WORK TO DO: Repeat everything from the first line of the listing below through the line that contains "Chart.register(...registerables);", exactly. Leave out pictures.

DATA LINES:

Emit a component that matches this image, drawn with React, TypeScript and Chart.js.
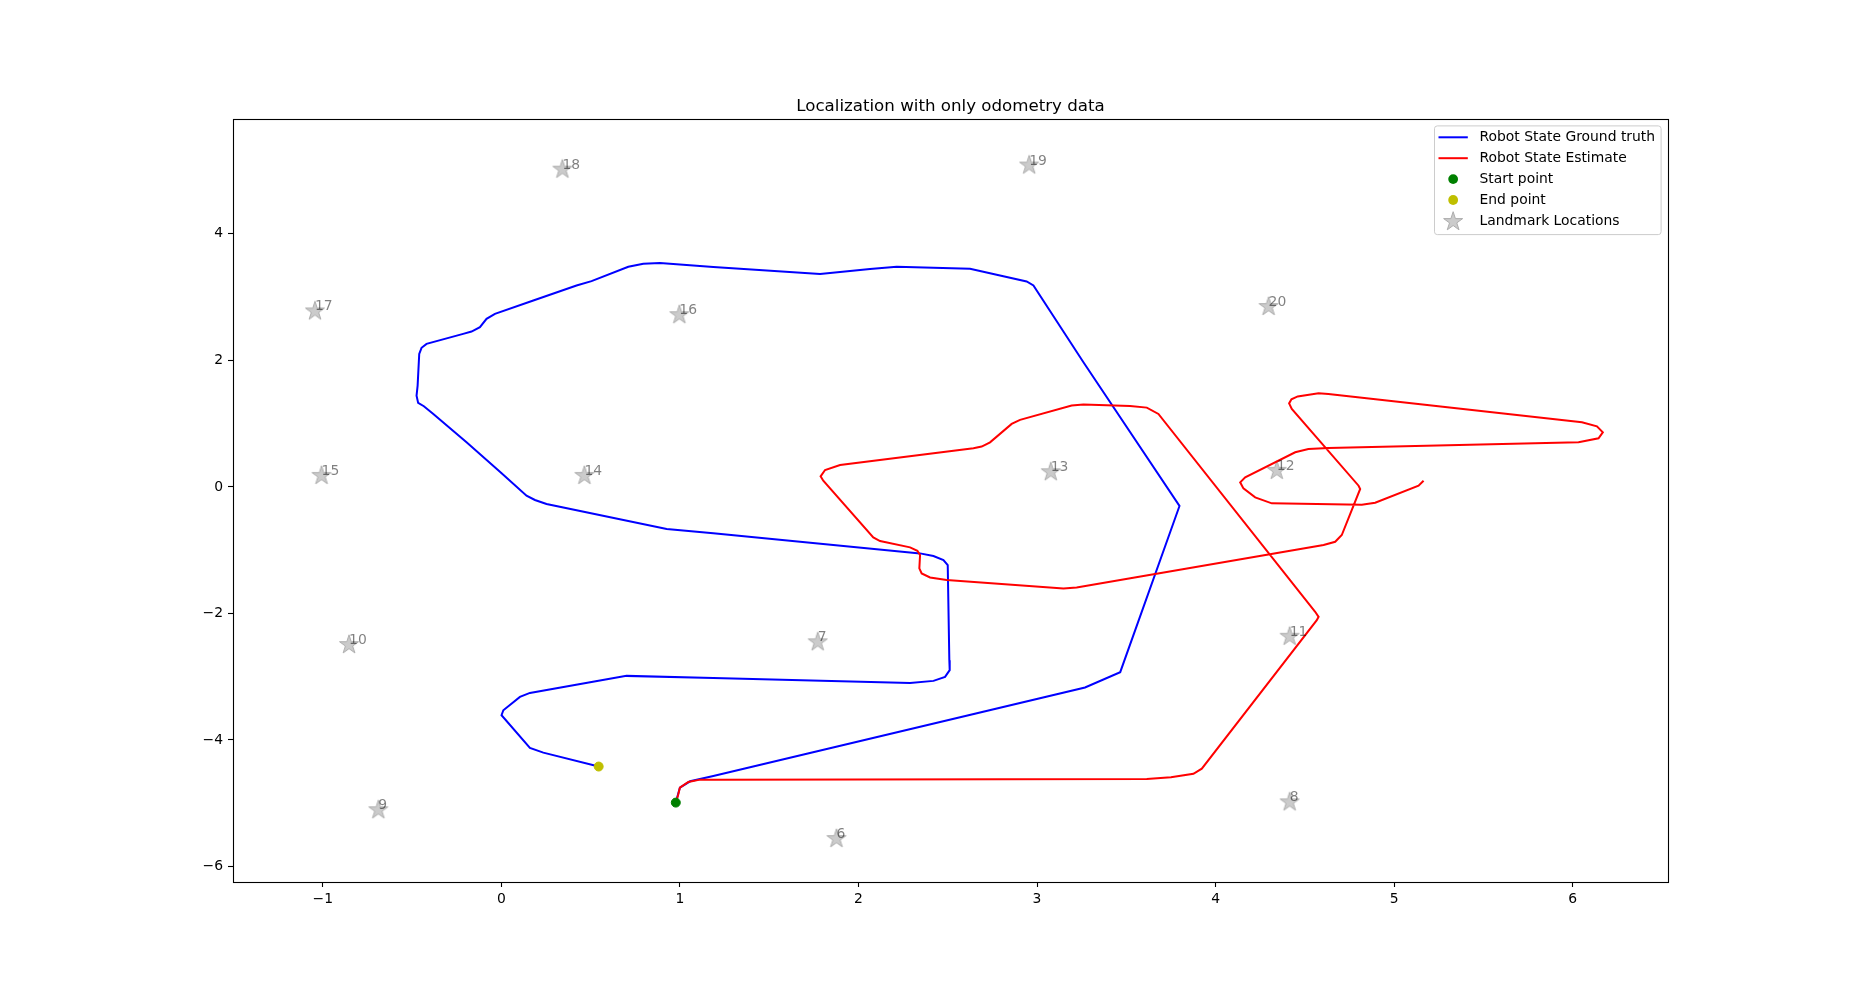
import React, { useEffect, useRef } from "react";
import { Chart, registerables } from "chart.js";

Chart.register(...registerables);

// ---------- data ----------
const xTickValues = [-1, 0, 1, 2, 3, 4, 5, 6];
const xTickLabels = ["−1", "0", "1", "2", "3", "4", "5", "6"];
const yTickValues = [-6, -4, -2, 0, 2, 4];
const yTickLabels = ["−6", "−4", "−2", "0", "2", "4"];

const titleText = "Localization with only odometry data";
const legendLabels = [
  "Robot State Ground truth",
  "Robot State Estimate",
  "Start point",
  "End point",
  "Landmark Locations",
];

const gtX = [0.977, 1.0, 1.057, 1.187, 3.269, 3.466, 3.798, 3.26, 2.98, 2.942, 2.774, 2.625, 2.214, 2.065, 1.785, 1.187, 0.888, 0.795, 0.711, 0.505, 0.421, 0.179, -0.036, -0.083, -0.12, -0.167, -0.214, -0.419, -0.447, -0.46, -0.469, -0.475, -0.466, -0.434, -0.381, -0.195, -0.008, 0.141, 0.188, 0.253, 0.926, 1.187, 2.345, 2.42, 2.476, 2.5, 2.509, 2.511, 2.485, 2.42, 2.289, 1.187, 0.701, 0.16, 0.104, 0.011, 0.001, 0.16, 0.235, 0.545];
const gtY = [-4.99, -4.753, -4.653, -4.569, -3.171, -2.929, -0.302, 1.971, 3.184, 3.247, 3.353, 3.448, 3.479, 3.443, 3.364, 3.474, 3.538, 3.527, 3.48, 3.253, 3.184, 2.946, 2.736, 2.657, 2.525, 2.456, 2.419, 2.261, 2.198, 2.103, 1.601, 1.443, 1.328, 1.275, 1.153, 0.705, 0.241, -0.139, -0.207, -0.271, -0.666, -0.734, -1.051, -1.093, -1.157, -1.236, -2.739, -2.897, -3.003, -3.066, -3.098, -3.019, -2.987, -3.256, -3.319, -3.53, -3.609, -4.126, -4.2, -4.42];

const estX = [0.977, 0.99, 1.0, 1.047, 1.113, 1.187, 3.615, 3.75, 3.876, 3.923, 4.567, 4.577, 4.558, 3.68, 3.615, 3.521, 3.26, 3.194, 2.905, 2.858, 2.737, 2.69, 2.644, 1.897, 1.813, 1.788, 1.803, 2.083, 2.121, 2.289, 2.33, 2.345, 2.341, 2.354, 2.401, 2.494, 3.148, 3.222, 4.605, 4.67, 4.707, 4.81, 4.801, 4.427, 4.412, 4.425, 4.46, 4.577, 4.632, 6.052, 6.136, 6.169, 6.145, 6.033, 4.632, 4.52, 4.446, 4.166, 4.138, 4.156, 4.222, 4.315, 4.819, 4.894, 5.137, 5.165];
const estY = [-4.99, -4.87, -4.753, -4.664, -4.627, -4.627, -4.617, -4.59, -4.535, -4.453, -2.106, -2.054, -1.974, 1.153, 1.253, 1.28, 1.301, 1.285, 1.059, 0.995, 0.705, 0.637, 0.61, 0.347, 0.267, 0.167, 0.098, -0.798, -0.856, -0.956, -1.009, -1.078, -1.288, -1.367, -1.431, -1.473, -1.605, -1.589, -0.919, -0.867, -0.761, -0.033, 0.019, 1.233, 1.32, 1.385, 1.43, 1.48, 1.47, 1.022, 0.958, 0.864, 0.769, 0.705, 0.616, 0.6, 0.547, 0.151, 0.072, -0.023, -0.165, -0.26, -0.281, -0.25, 0.019, 0.098];

const startX = [0.977];
const startY = [-4.99];
const endX = [0.545];
const endY = [-4.42];

const lmIds = [6, 7, 8, 9, 10, 11, 12, 13, 14, 15, 16, 17, 18, 19, 20];
const lmX = [1.877, 1.772, 4.415, -0.689, -0.853, 4.415, 4.343, 3.077, 0.465, -1.007, 0.997, -1.044, 0.342, 2.956, 4.297];
const lmY = [-5.55, -2.44, -4.97, -5.095, -2.484, -2.353, 0.27, 0.248, 0.19, 0.19, 2.73, 2.79, 5.03, 5.095, 2.86];

// ---------- helpers ----------
const FONT = '"DejaVu Sans", sans-serif';
const STAR_FILL = "#cbcbcb";
const STAR_EDGE = "#acacac";

function starPath(ctx: CanvasRenderingContext2D, cx: number, cy: number, R: number) {
  ctx.beginPath();
  for (let i = 0; i < 10; i++) {
    const a = -Math.PI / 2 + (i * Math.PI) / 5;
    const r = i % 2 === 0 ? R : R * 0.382;
    const px = cx + r * Math.cos(a);
    const py = cy + r * Math.sin(a);
    if (i === 0) ctx.moveTo(px, py);
    else ctx.lineTo(px, py);
  }
  ctx.closePath();
}

function drawStar(ctx: CanvasRenderingContext2D, cx: number, cy: number, R: number) {
  starPath(ctx, cx, cy, R);
  ctx.fillStyle = STAR_FILL;
  ctx.fill();
  ctx.strokeStyle = STAR_EDGE;
  ctx.lineWidth = 1;
  ctx.stroke();
}

function makeStarImage(): HTMLCanvasElement {
  const c = document.createElement("canvas");
  c.width = 24;
  c.height = 24;
  const ctx = c.getContext("2d")!;
  drawStar(ctx, 12, 12.8, 10);
  return c;
}

const zip = (xs: number[], ys: number[]) => xs.map((x, i) => ({ x, y: ys[i] }));

const overlayPlugin = {
  id: "overlay",
  afterDatasetsDraw(chart: any) {
    const { ctx, scales } = chart;
    ctx.save();
    ctx.font = `13.9px ${FONT}`;
    ctx.fillStyle = "rgba(0,0,0,0.5)";
    ctx.textAlign = "left";
    ctx.textBaseline = "alphabetic";
    lmIds.forEach((id, i) => {
      ctx.fillText(String(id), scales.x.getPixelForValue(lmX[i]), scales.y.getPixelForValue(lmY[i]));
    });
    ctx.restore();
  },
  afterDraw(chart: any) {
    const { ctx, chartArea } = chart;
    const { left, right, top, bottom } = chartArea;
    ctx.save();
    // frame
    ctx.strokeStyle = "#000";
    ctx.lineWidth = 1.1;
    ctx.strokeRect(Math.round(left) + 0.5, Math.round(top) + 0.5, Math.round(right - left), Math.round(bottom - top));
    // title
    ctx.fillStyle = "#000";
    ctx.font = `16.67px ${FONT}`;
    ctx.textAlign = "center";
    ctx.textBaseline = "alphabetic";
    ctx.fillText(titleText, (left + right) / 2, top - 8.3);
    // legend
    const bw = 226.6;
    const bh = 108.7;
    const bx = right - 6.9 - bw;
    const by = top + 6.9;
    const r = 2.8;
    ctx.beginPath();
    ctx.moveTo(bx + r, by);
    ctx.lineTo(bx + bw - r, by);
    ctx.arcTo(bx + bw, by, bx + bw, by + r, r);
    ctx.lineTo(bx + bw, by + bh - r);
    ctx.arcTo(bx + bw, by + bh, bx + bw - r, by + bh, r);
    ctx.lineTo(bx + r, by + bh);
    ctx.arcTo(bx, by + bh, bx, by + bh - r, r);
    ctx.lineTo(bx, by + r);
    ctx.arcTo(bx, by, bx + r, by, r);
    ctx.closePath();
    ctx.fillStyle = "rgba(255,255,255,0.8)";
    ctx.fill();
    ctx.strokeStyle = "#cccccc";
    ctx.lineWidth = 1;
    ctx.stroke();

    const rowY = (i: number) => by + 11.4 + i * 20.9;
    const hx0 = bx + 4;
    const hx1 = bx + 33.3;
    const hm = (hx0 + hx1) / 2;
    // line handles
    ctx.lineWidth = 2;
    ctx.strokeStyle = "#0000ff";
    ctx.beginPath();
    ctx.moveTo(hx0, rowY(0));
    ctx.lineTo(hx1, rowY(0));
    ctx.stroke();
    ctx.strokeStyle = "#ff0000";
    ctx.beginPath();
    ctx.moveTo(hx0, rowY(1));
    ctx.lineTo(hx1, rowY(1));
    ctx.stroke();
    // markers
    ctx.fillStyle = "#008000";
    ctx.beginPath();
    ctx.arc(hm, rowY(2), 4.9, 0, Math.PI * 2);
    ctx.fill();
    ctx.fillStyle = "#bfbf00";
    ctx.beginPath();
    ctx.arc(hm, rowY(3), 4.9, 0, Math.PI * 2);
    ctx.fill();
    drawStar(ctx, hm, rowY(4) + 0.8, 10);
    // texts
    ctx.fillStyle = "#000";
    ctx.font = `13.9px ${FONT}`;
    ctx.textAlign = "left";
    ctx.textBaseline = "middle";
    legendLabels.forEach((t, i) => ctx.fillText(t, bx + 45, rowY(i)));
    ctx.restore();
  },
};

export default function App() {
  const ref = useRef<HTMLCanvasElement | null>(null);

  useEffect(() => {
    document.body.style.margin = "0";
    const canvas = ref.current;
    if (!canvas) return;
    const starImg = makeStarImage();

    const tickFont = { family: FONT, size: 13.9 };
    const chart = new Chart(canvas, {
      type: "scatter",
      data: {
        datasets: [
          {
            label: "Start point",
            data: zip(startX, startY),
            pointRadius: 4.5,
            pointBackgroundColor: "#008000",
            pointBorderColor: "#008000",
            pointBorderWidth: 1,
            order: 0,
          },
          {
            label: "End point",
            data: zip(endX, endY),
            pointRadius: 4.5,
            pointBackgroundColor: "#bfbf00",
            pointBorderColor: "#bfbf00",
            pointBorderWidth: 1,
            order: 0,
          },
          {
            label: "Robot State Estimate",
            data: zip(estX, estY),
            showLine: true,
            borderColor: "#ff0000",
            borderWidth: 2,
            pointRadius: 0,
            tension: 0,
            order: 1,
          },
          {
            label: "Robot State Ground truth",
            data: zip(gtX, gtY),
            showLine: true,
            borderColor: "#0000ff",
            borderWidth: 2,
            pointRadius: 0,
            tension: 0,
            order: 2,
          },
          {
            label: "Landmark Locations",
            data: zip(lmX, lmY),
            pointStyle: starImg as any,
            pointRadius: 10,
            order: 3,
          },
        ],
      },
      options: {
        responsive: false,
        animation: false,
        devicePixelRatio: 1,
        events: [],
        layout: { padding: { top: 119, right: 185, left: 0, bottom: 0 } },
        plugins: {
          legend: { display: false },
          title: { display: false },
          tooltip: { enabled: false },
        },
        scales: {
          x: {
            type: "linear",
            min: -1.503,
            max: 6.534,
            afterBuildTicks: (s: any) => {
              s.ticks = xTickValues.map((v) => ({ value: v }));
            },
            afterFit: (s: any) => {
              s.height = 109;
            },
            grid: { drawOnChartArea: false, drawTicks: true, tickLength: 5, color: "#000", tickWidth: 1.1 },
            border: { display: false },
            ticks: {
              color: "#000",
              font: tickFont,
              padding: 4,
              maxRotation: 0,
              autoSkip: false,
              callback: (v: any) => {
                const i = xTickValues.indexOf(Number(v));
                return i >= 0 ? xTickLabels[i] : "";
              },
            },
          },
          y: {
            type: "linear",
            min: -6.245,
            max: 5.815,
            afterBuildTicks: (s: any) => {
              s.ticks = yTickValues.map((v) => ({ value: v }));
            },
            afterFit: (s: any) => {
              s.width = 233;
            },
            grid: { drawOnChartArea: false, drawTicks: true, tickLength: 5, color: "#000", tickWidth: 1.1 },
            border: { display: false },
            ticks: {
              color: "#000",
              font: tickFont,
              padding: 5,
              autoSkip: false,
              callback: (v: any) => {
                const i = yTickValues.indexOf(Number(v));
                return i >= 0 ? yTickLabels[i] : "";
              },
            },
          },
        },
      } as any,
      plugins: [overlayPlugin],
    });
    return () => chart.destroy();
  }, []);

  return (
    <div style={{ width: 1853, height: 991, background: "#fff" }}>
      <canvas ref={ref} width={1853} height={991} style={{ display: "block" }} />
    </div>
  );
}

TASK ANSWER:
Emit a component that matches this image, drawn with React, TypeScript and Chart.js.
import React, { useEffect, useRef } from "react";
import { Chart, registerables } from "chart.js";

Chart.register(...registerables);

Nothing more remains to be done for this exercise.